The birds have become far more than an iconic symbol of the earth’s frozen south.

Scientists now use them as key indicators for understanding climate change near the South Pole – with certain western regions like the Antarctic Peninsula having undergone rapid warming, while East Antarctica remains cold and capped in ice.

"We are counting penguin nests to understand how many penguins are in a colony, producing chicks every year, and whether that number is going up or down with the environmental conditions," said Borowicz, of Stony Brook University in New York.

For climate researchers, nothing is easy in the remote and icy reaches of Antarctica. But penguins are easier to track than other species because they nest on land and their black feathers and their waste can be spotted against the white expanse.

"We can use penguins as a bioindicator to see how the rest of the ecosystem is operating," said Wethington, also of Stony Brook.

Scientists work near Adelie penguins while investigating the impact of climate change on Antarctica's penguin colonies, on the eastern side of the Antarctic peninsula, Antarctica January 16, 2022. REUTERS/Natalie Thomas

Simple counts of individual penguins alongside other methods like analyses of satellite images tell a nuanced story, with some penguins dubbed 'winners' as climate change opens new habitats, while others are forced to seek colder climes.

WAVE OF 'GENTOOFICATION'

Gentoo penguins, with bright red-orange beaks and distinctive white markings on their heads, are partial to open water without chunks of ice bobbing around.

When temperatures on the Antarctic Peninsula began rising faster than almost anywhere else in the world during the latter half of the 20th century, gentoo populations expanded southwards in what some scientists call the "gentoofication" of Antarctica.

"Gentoo penguins don't like sea ice," said David Ainley, a biologist with the ecological consulting firm H.T. Harvey & Associates who has been studying penguins for more than 50 years. “They mostly forage over the continental shelf and don’t go far out to sea.”
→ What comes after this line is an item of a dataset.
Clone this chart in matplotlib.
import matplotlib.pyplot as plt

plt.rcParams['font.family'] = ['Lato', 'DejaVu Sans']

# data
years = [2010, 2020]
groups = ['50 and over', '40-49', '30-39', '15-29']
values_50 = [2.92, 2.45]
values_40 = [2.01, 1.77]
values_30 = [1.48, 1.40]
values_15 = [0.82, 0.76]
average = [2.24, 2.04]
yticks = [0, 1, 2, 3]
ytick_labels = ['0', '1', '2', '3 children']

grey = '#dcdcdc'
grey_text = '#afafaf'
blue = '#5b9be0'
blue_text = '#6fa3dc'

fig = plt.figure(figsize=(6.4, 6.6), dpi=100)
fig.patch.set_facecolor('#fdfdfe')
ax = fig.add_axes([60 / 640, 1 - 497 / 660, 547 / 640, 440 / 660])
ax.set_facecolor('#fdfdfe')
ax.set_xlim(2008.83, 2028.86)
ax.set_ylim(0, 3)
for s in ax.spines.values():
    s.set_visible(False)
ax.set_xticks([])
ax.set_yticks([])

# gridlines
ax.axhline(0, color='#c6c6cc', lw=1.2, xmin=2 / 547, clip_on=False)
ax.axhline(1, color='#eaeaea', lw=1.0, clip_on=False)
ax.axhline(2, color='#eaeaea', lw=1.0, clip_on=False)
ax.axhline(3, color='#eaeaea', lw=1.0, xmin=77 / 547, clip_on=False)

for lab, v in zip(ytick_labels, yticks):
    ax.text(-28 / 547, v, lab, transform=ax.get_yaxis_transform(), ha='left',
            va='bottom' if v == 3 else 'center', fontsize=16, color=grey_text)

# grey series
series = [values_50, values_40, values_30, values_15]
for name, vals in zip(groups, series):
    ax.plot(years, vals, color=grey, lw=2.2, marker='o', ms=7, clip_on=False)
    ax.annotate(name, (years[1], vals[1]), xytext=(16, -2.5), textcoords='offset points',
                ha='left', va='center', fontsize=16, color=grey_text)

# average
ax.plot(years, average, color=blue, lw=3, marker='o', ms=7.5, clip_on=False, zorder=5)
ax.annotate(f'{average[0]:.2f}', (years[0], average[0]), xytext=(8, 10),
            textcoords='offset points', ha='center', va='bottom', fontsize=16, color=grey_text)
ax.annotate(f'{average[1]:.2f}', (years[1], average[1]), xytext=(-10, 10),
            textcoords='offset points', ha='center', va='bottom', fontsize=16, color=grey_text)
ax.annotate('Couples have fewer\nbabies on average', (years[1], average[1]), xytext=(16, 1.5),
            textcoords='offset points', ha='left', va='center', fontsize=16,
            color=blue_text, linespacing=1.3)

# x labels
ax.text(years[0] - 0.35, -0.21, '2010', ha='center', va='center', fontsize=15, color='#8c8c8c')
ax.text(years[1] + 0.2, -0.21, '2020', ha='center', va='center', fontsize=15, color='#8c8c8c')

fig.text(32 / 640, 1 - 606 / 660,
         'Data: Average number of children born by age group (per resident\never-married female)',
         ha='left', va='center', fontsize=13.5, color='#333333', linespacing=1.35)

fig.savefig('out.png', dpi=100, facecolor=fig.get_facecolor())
As sea ice has decreased along the western side of the peninsula, gentoos have taken advantage of the hospitable conditions. But the same conditions have been worse for tuxedo-wearing Adelies, who rely on sea ice for breeding and feeding.
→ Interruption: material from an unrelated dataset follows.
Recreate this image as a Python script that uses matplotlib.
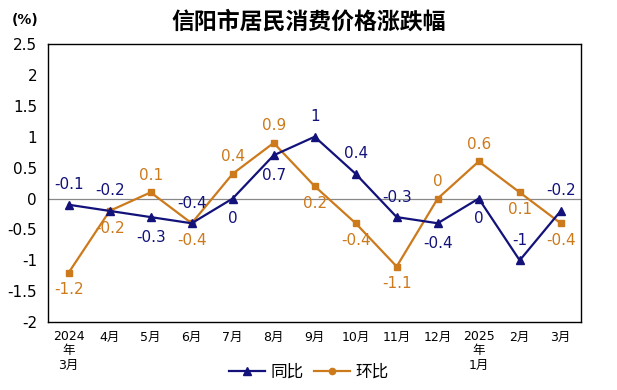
import matplotlib
matplotlib.use('Agg')
import matplotlib.pyplot as plt
from matplotlib.lines import Line2D

plt.rcParams['font.family'] = ['DejaVu Sans', 'Noto Sans CJK SC']

months = ['2024\n年\n3月', '4月', '5月', '6月', '7月', '8月', '9月', '10月',
          '11月', '12月', '2025\n年\n1月', '2月', '3月']
yoy = [-0.1, -0.2, -0.3, -0.4, 0, 0.7, 1, 0.4, -0.3, -0.4, 0, -1, -0.2]
mom = [-1.2, -0.2, 0.1, -0.4, 0.4, 0.9, 0.2, -0.4, -1.1, 0, 0.6, 0.1, -0.4]
# label placement: 1 = above, -1 = below
yoy_pos = [1, 1, -1, 1, -1, -1, 1, 1, 1, -1, -1, 1, 1]
mom_pos = [-1, -1, 1, -1, 1, 1, -1, -1, -1, 1, 1, -1, -1]

navy = '#12127a'
orange = '#cc7a1c'

fig = plt.figure(figsize=(6.17, 3.9), dpi=100)
ax = fig.add_axes([0.078, 0.174, 0.864, 0.713])

x = list(range(len(months)))
ax.axhline(0, color='#888888', lw=0.9, zorder=1)
ax.plot(x, mom, color=orange, lw=1.6, marker='s', ms=4.5, zorder=2)
ax.plot(x, yoy, color=navy, lw=1.6, marker='^', ms=6, zorder=3)

def fmt(v):
    return ('%g' % v)

for xi, v, p in zip(x, yoy, yoy_pos):
    ax.annotate(fmt(v), (xi, v), xytext=(0, 9 * p), textcoords='offset points',
                ha='center', va='bottom' if p > 0 else 'top', color=navy, fontsize=11)
for xi, v, p in zip(x, mom, mom_pos):
    ax.annotate(fmt(v), (xi, v), xytext=(0, 7 * p), textcoords='offset points',
                ha='center', va='bottom' if p > 0 else 'top', color=orange, fontsize=11)

ax.set_xlim(-0.5, 12.5)
ax.set_ylim(-2, 2.5)
ax.set_yticks([-2, -1.5, -1, -0.5, 0, 0.5, 1, 1.5, 2, 2.5])
ax.set_yticklabels(['-2', '-1.5', '-1', '-0.5', '0', '0.5', '1', '1.5', '2', '2.5'], fontsize=11)
ax.set_xticks(x)
ax.set_xticklabels(months, fontsize=9, linespacing=1.1, va='top')
ax.tick_params(axis='both', length=0)
ax.tick_params(axis='x', pad=6)
ax.tick_params(axis='y', pad=8)
for s in ax.spines.values():
    s.set_linewidth(1.0)

fig.text(0.5, 0.943, '信阳市居民消费价格涨跌幅', ha='center', va='center',
         fontsize=16.5, fontweight='bold', family=['Noto Sans CJK SC'])
fig.text(0.04, 0.95, '(%)', ha='center', va='center', fontsize=10, fontweight='bold')

handles = [Line2D([], [], color=navy, lw=1.6, marker='^', ms=6),
           Line2D([], [], color=orange, lw=1.6, marker='o', ms=4.5)]
fig.legend(handles, ['同比', '环比'], loc='center', bbox_to_anchor=(0.5, 0.045),
           ncol=2, frameon=False, handlelength=2.2, handletextpad=0.3,
           columnspacing=0.6, prop={'family': ['Noto Sans CJK SC'], 'size': 12})

fig.savefig('out.png', dpi=100)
"When we find Adelie penguins, we typically know that sea ice is nearby," Wethington said. "And whenever we've seen sea ice declining or disappearing altogether, then we're seeing corresponding Adelie penguin populations decline substantially."

Though widespread Adelie penguins are increasing in number overall, some populations have fallen by more than 65 percent.

'SAFE SPACE'

On their January expedition to the region, the Stony Brook scientists found that Adelie colonies around the still-icy Weddell Sea had remained stable during the past decade.
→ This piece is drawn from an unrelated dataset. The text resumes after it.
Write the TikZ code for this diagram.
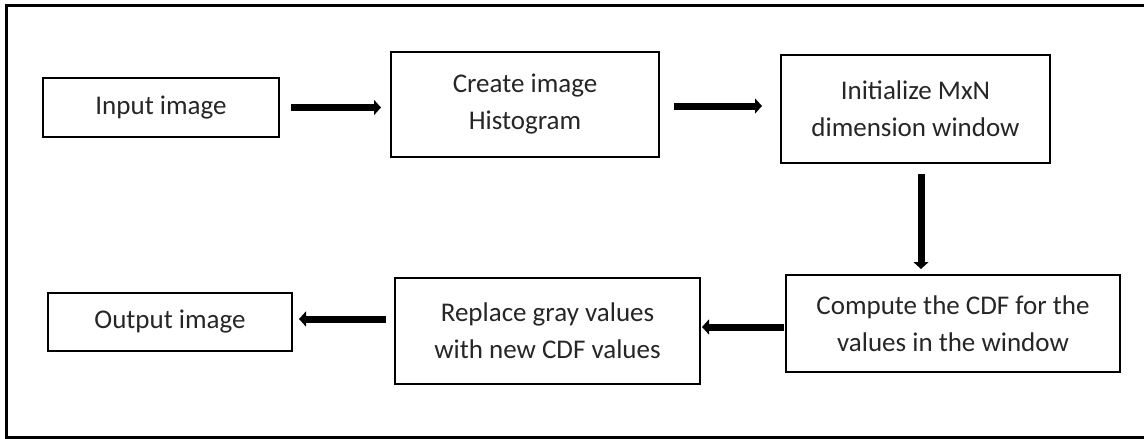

"This peninsula is maybe a safe space as we see climate change progressing and overall warming throughout the globe," Wethington said.

Penguins are seen on a rock as scientists investigate the impact of climate change on Antarctica's penguin colonies, on the eastern side of the Antarctic peninsula, Antarctica January 16, 2022. REUTERS/Natalie Thomas

Heather Lynch, an ecologist at Stony Brook University who helped lead the expedition aboard the MV Arctic Sunrise, said the findings highlighted the region's conservation value.

In 2020, a team from the British Antarctic Survey discovered 11 new emperor penguin colonies from satellite images, boosting known emperor penguin colonies by 20 percent.

But since 2016 nearly every chick has perished in the Halley Bay colony along the far eastern side of the Weddell Sea, which has long been home to the world's second largest emperor penguin colony, with some 25,000 breeding pairs gathering every year.

Penguins swim in the sea as scientists investigate the impact of climate change on Antarctica's penguin colonies, on the northern side of the Antarctic peninsula, Antarctica January 15, 2022. REUTERS/Natalie Thomas

Scientists suspect the 2016 El Niño event changed the sea ice dynamic in the area, and worry for the penguins as climate change increases the frequency and severity of El Niño events.

While the chicks' deaths were not a direct result of climate change, "there is a climate change aspect to the loss," said Peter Fretwell, a geographic information scientist at the British Antarctic Survey.